The Palestine Liberation Organization is an umbrella nationalist organization dedicated to establishing an independent Palestinian state. It has been recognized by the United Nations since 1974 as the official representative of the Palestinian people. The PLO is governed by a 15-member executive committee, which the Palestinian National Council (PNC) elects. The PNC is a parliament composed of representatives from at least eight political parties or factions, some of which are militant. The largest is Yasser Arafat's al-Fatah party, which has separate political and paramilitary components. Arafat was consistently reelected by the PNC as PLO chairman from 1969 until his death in 2004. Though responsible for the increase in the organization's militancy when he came to power, Arafat's diplomatic efforts also gave the Palestinian people their first independent national identity after imposition of the State of Israel to replace Palestine's British protectorate status. Under Arafat, the PLO, Palestine, and the legitimacy of Palestinians' right to self-determination were recognized by the United Nations and, eventually, by Israel itself.

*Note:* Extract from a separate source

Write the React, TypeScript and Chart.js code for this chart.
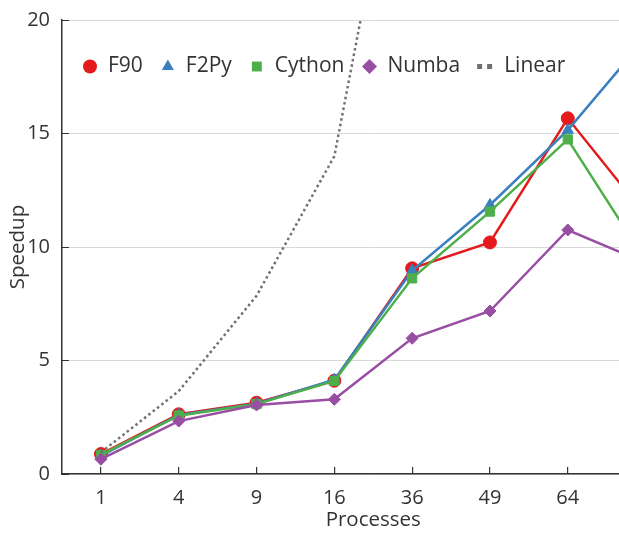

The PLO became less relevant when Arafat and Israeli prime minister Yitzhak Rabin signed the 1993 Oslo Accords, creating the Palestinian Authority (PA)—a new governing body designed to administer an independent Palestinian state in parts of the Gaza Strip and the West Bank. With its membership overlapping that of the PA, the PLO continues to exist, its mission of a functional state with sustained self-determination still challenged by the ongoing military actions and government policies of Israel and the United States, by lack of unity among the PLO's membership organizations, and by the 2006 popular election of Hamas, a radically militant and competing political party, to a majority of council seats in the PA.

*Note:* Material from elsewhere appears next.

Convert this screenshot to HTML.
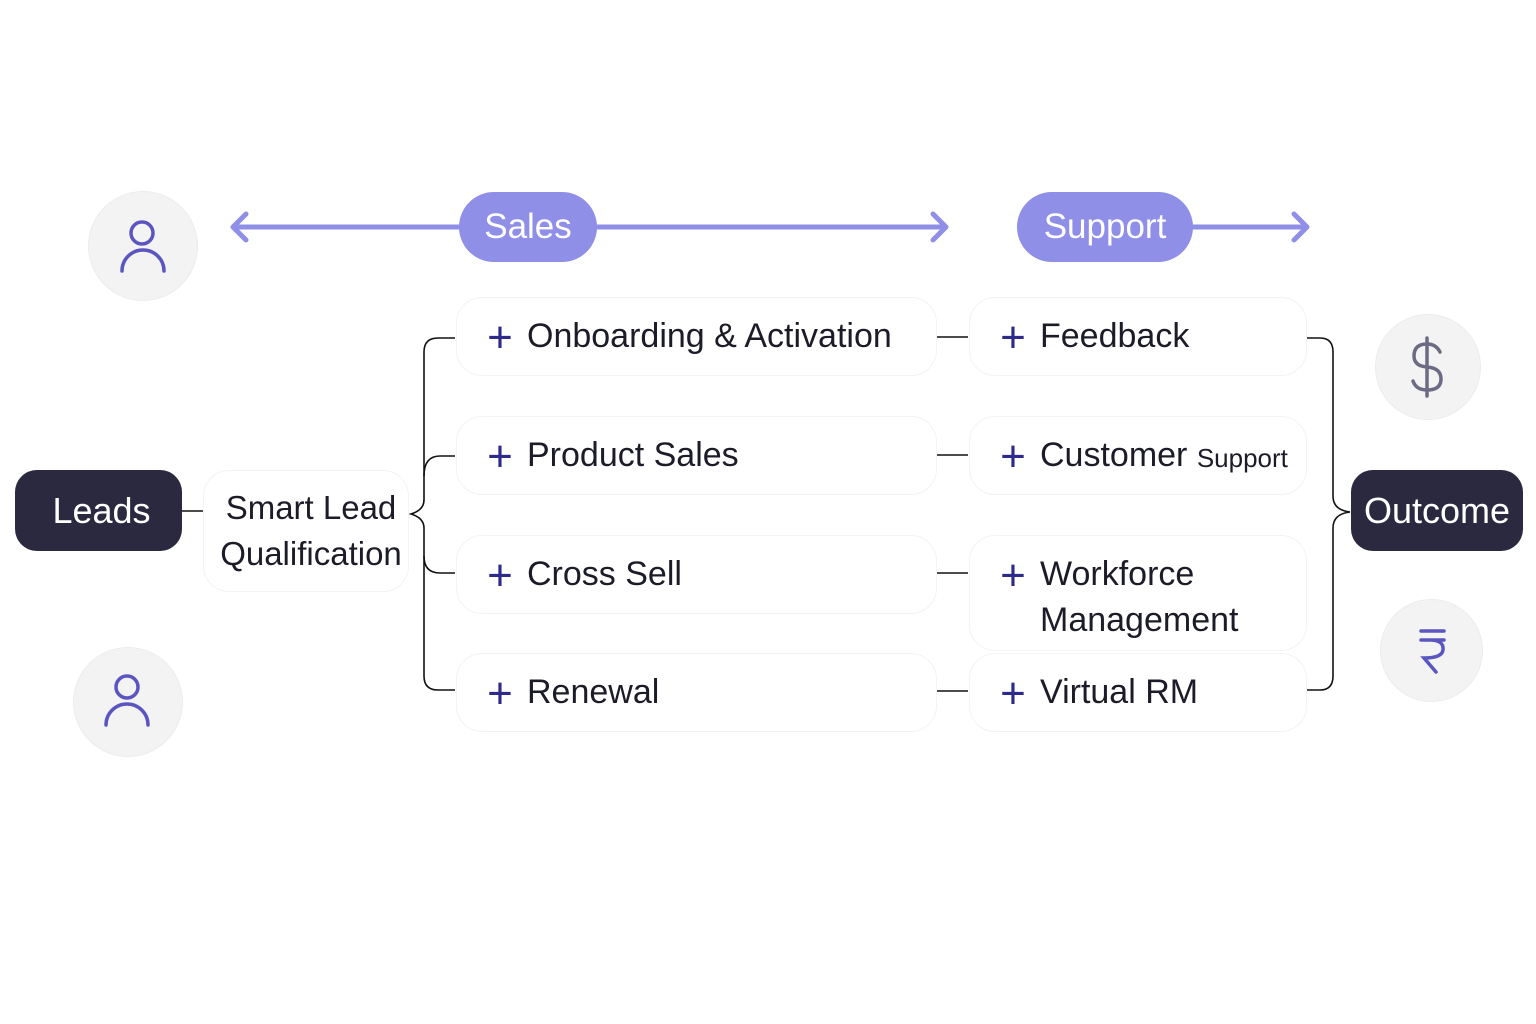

The 1948 establishment of Israel on a majority of Palestine's land made the Arab Palestinians stateless refugees in need of liberation. During the Pan-Arabism movement led by Egypt's President Nasser, the PLO was created at the Arab League's 1964 Cairo Summit as a government-in-exile to mobilize a war of liberation. The PLO's first act was to write a Palestinian National Charter disputing the legitimacy of the State of Israel. After Israel's 1967 annexation of the Gaza Strip and West Bank (the Occupied Territories), the charter was amended to call for the destruction of Israel, Arafat was appointed chairman, and the PLO became fully independent, beginning a period of guerrilla warfare against Israel that included terrorism against civilians. Their most publicized attack was when the group Black September, a member of the PLO, massacred six Israeli athletes at the 1972 Olympics in Munich.

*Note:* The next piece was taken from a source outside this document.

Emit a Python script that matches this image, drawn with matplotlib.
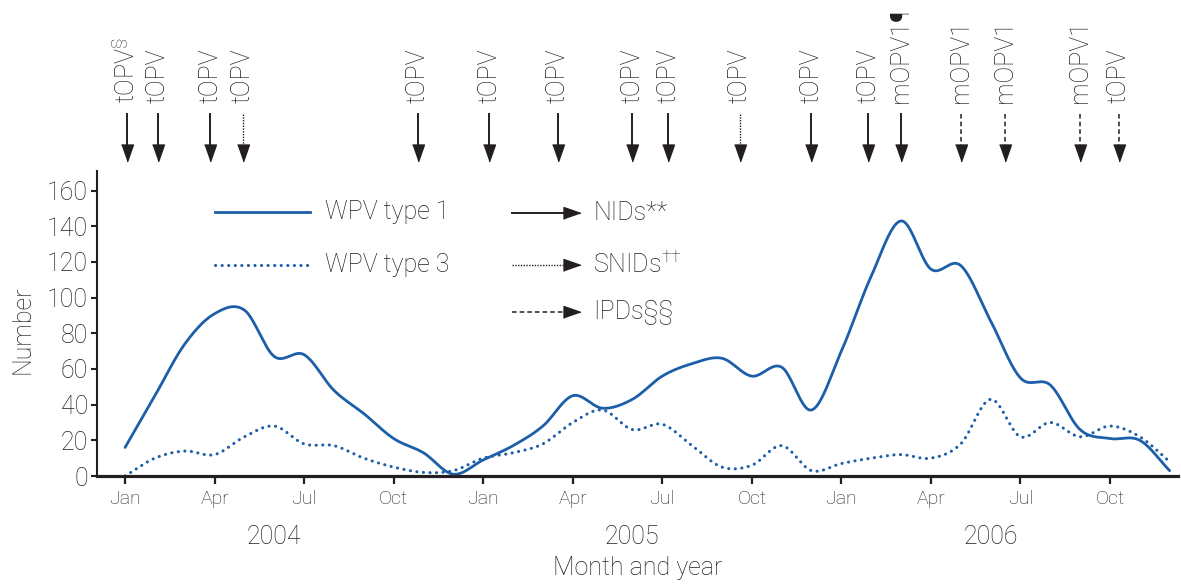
import numpy as np
import matplotlib
matplotlib.use("Agg")
import matplotlib.pyplot as plt
from matplotlib.transforms import blended_transform_factory

plt.rcParams['font.family'] = ['Roboto', 'DejaVu Sans']
plt.rcParams['font.weight'] = 'light'
plt.rcParams['mathtext.fontset'] = 'custom'
plt.rcParams['mathtext.rm'] = 'Roboto:light'

# monthly case counts, Jan 2004 .. Dec 2006
months = np.arange(36)
wpv1 = [16, 45, 74, 91, 93, 67, 68, 48, 35, 21, 13, 1,
        9, 17, 28, 45, 38, 43, 56, 63, 66, 56, 61, 37,
        70, 112, 143, 116, 118, 87, 55, 51, 26, 21, 20, 3]
wpv3 = [0, 10, 14, 12, 22, 28, 18, 17, 10, 5, 2, 3,
        10, 13, 18, 30, 37, 26, 29, 17, 5, 6, 17, 3,
        7, 10, 12, 10, 18, 43, 22, 30, 22, 28, 22, 8]

# vaccination campaigns (month position, vaccine, campaign type)
camp_month = [0.05, 1.1, 2.85, 3.95, 9.8, 12.2, 14.5, 17.0, 18.2,
              20.6, 23.0, 24.9, 26.0, 28.0, 29.5, 32.0, 33.3]
camp_vaccine = ['tOPV$^{§}$', 'tOPV', 'tOPV', 'tOPV', 'tOPV', 'tOPV', 'tOPV',
                'tOPV', 'tOPV', 'tOPV', 'tOPV', 'tOPV', 'mOPV1¶',
                'mOPV1', 'mOPV1', 'mOPV1', 'tOPV']
camp_type = ['NID', 'NID', 'NID', 'SNID', 'NID', 'NID', 'NID', 'NID', 'NID',
             'SNID', 'NID', 'NID', 'NID', 'IPD', 'IPD', 'IPD', 'IPD']

month_labels = ['Jan', 'Apr', 'Jul', 'Oct']
years = ['2004', '2005', '2006']

BLUE = '#1c5ea8'
INK = '#231f20'
DOTS = (0, (0.05, 2.1))
styles = {'NID': ('-', 1.4), 'SNID': ((0, (1, 1)), 1.0), 'IPD': ((0, (3, 2)), 1.1)}
HEAD = [(-0.35, 0.5), (0.35, 0.5), (0, -0.5)]


def smooth(x, y, n=24):
    # Catmull-Rom curve through the points
    x = np.asarray(x, float)
    y = np.asarray(y, float)
    px = np.concatenate([[2 * x[0] - x[1]], x, [2 * x[-1] - x[-2]]])
    py = np.concatenate([[2 * y[0] - y[1]], y, [2 * y[-1] - y[-2]]])
    t = np.linspace(0, 1, n, endpoint=False)
    xs, ys = [], []
    for i in range(1, len(px) - 2):
        for p, out in ((px, xs), (py, ys)):
            p0, p1, p2, p3 = p[i - 1], p[i], p[i + 1], p[i + 2]
            out.append(0.5 * (2 * p1 + (-p0 + p2) * t
                              + (2 * p0 - 5 * p1 + 4 * p2 - p3) * t ** 2
                              + (-p0 + 3 * p1 - 3 * p2 + p3) * t ** 3))
    xs.append([x[-1]])
    ys.append([y[-1]])
    return np.concatenate(xs), np.concatenate(ys)


fig = plt.figure(figsize=(11.81, 5.85), dpi=100)
ax = fig.add_axes([97 / 1181, 1 - 476 / 585, 1081 / 1181, 305 / 585])

x1, y1 = smooth(months, wpv1)
x3, y3 = smooth(months, wpv3)
ax.plot(x1, y1, color=BLUE, lw=2.0, solid_capstyle='round')
ax.plot(x3, y3, color=BLUE, lw=2.2, linestyle=DOTS, dash_capstyle='round')

ax.set_xlim(-0.94, 35.28)
ax.set_ylim(0, 171)
ax.set_yticks(range(0, 161, 20))
ax.set_xticks(range(0, 36, 3))
ax.set_xticklabels(month_labels * 3)

for s in ('top', 'right'):
    ax.spines[s].set_visible(False)
ax.spines['left'].set_linewidth(1.5)
ax.spines['bottom'].set_linewidth(2.3)
ax.spines['left'].set_color(INK)
ax.spines['bottom'].set_color(INK)
ax.tick_params(axis='y', length=4.5, width=1.5, pad=2, labelsize=18, colors=INK)
ax.tick_params(axis='x', length=6, width=1.6, pad=4, labelsize=14, colors=INK)

xdata_yaxes = blended_transform_factory(ax.transData, ax.transAxes)
xdata_yfig = blended_transform_factory(ax.transData, fig.transFigure)

for i, yr in enumerate(years):
    ax.text(12 * i + 5, (476 - 537) / 305, yr, transform=xdata_yaxes,
            ha='center', va='center', fontsize=18, color=INK)
ax.text(0.5, (476 - 568) / 305, 'Month and year', transform=ax.transAxes,
        ha='center', va='center', fontsize=18, color=INK)
ax.text(-0.069, 0.479, 'Number', transform=ax.transAxes, rotation=90,
        ha='center', va='center', fontsize=18, color=INK)

# campaign arrows above the plot
y_top, y_base, y_tip, y_txt = [1 - v / 585 for v in (114, 145, 161, 103)]
for m, lab, kind in zip(camp_month, camp_vaccine, camp_type):
    ls, lw = styles[kind]
    ax.plot([m, m], [y_top, y_base], transform=xdata_yfig, clip_on=False,
            color=INK, lw=lw, linestyle=ls)
    ax.plot([m], [(y_base + y_tip) / 2], transform=xdata_yfig, clip_on=False,
            marker=HEAD, markersize=12.2, color=INK, linestyle='none')
    ax.text(m, y_txt, lab, transform=xdata_yfig, rotation=90, ha='center',
            va='bottom', fontsize=18, color=INK)

# legend for the series
ax.plot([0.109, 0.197], [0.866, 0.866], transform=ax.transAxes, color=BLUE, lw=2.0)
ax.plot([0.109, 0.197], [0.692, 0.692], transform=ax.transAxes, color=BLUE, lw=2.2,
        linestyle=DOTS, dash_capstyle='round')
ax.text(0.211, 0.866, 'WPV type 1', transform=ax.transAxes, va='center',
        fontsize=18, color=INK)
ax.text(0.211, 0.692, 'WPV type 3', transform=ax.transAxes, va='center',
        fontsize=18, color=INK)

# legend for the campaign types
head_right = [(-v[1], v[0]) for v in HEAD]
legend_rows = [('NID', 0.862, 'NIDs**'), ('SNID', 0.692, 'SNIDs$^{††}$'),
               ('IPD', 0.538, 'IPDs§§')]
for kind, yy, lab in legend_rows:
    ls, lw = styles[kind]
    ax.plot([0.384, 0.432], [yy, yy], transform=ax.transAxes, color=INK, lw=lw,
            linestyle=ls)
    ax.plot([0.4395], [yy], transform=ax.transAxes, marker=head_right,
            markersize=12.2, color=INK, linestyle='none')
    ax.text(0.459, yy, lab, transform=ax.transAxes, va='center', fontsize=18,
            color=INK)

fig.savefig('out.png', dpi=100)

The PLO had many setbacks over the next two decades, fleeing to Lebanon with many Palestinian refugees after being expelled from Jordan in 1970. The PLO's dual tactics of diplomacy and militancy made it difficult to achieve the credibility of the former without at the same time losing the united support of its more militant factions. In 1974, Arafat unsuccessfully proposed a 10-point program to establish a single binational Israeli-Palestinian state that would be secular and democratic. He then supported a 1976 U.N. Security Council resolution calling for a two-state solution along pre-1967 borders. Objecting to these legitimizations of Israel's existence, hard-line factions left the PLO to form the militant Rejectionist Front, partially rejoining the PLO later to register their objections to the 1979 Camp David Accords by which Egypt recognized Israel's right to exist. While the PLO fought against both Israel and numerous hard-line Arab factions in Lebanon's civil war, Arafat's diplomatic efforts continued, gaining international credibility alongside Saudi King Fahd and Egyptian President Anwar Sadat.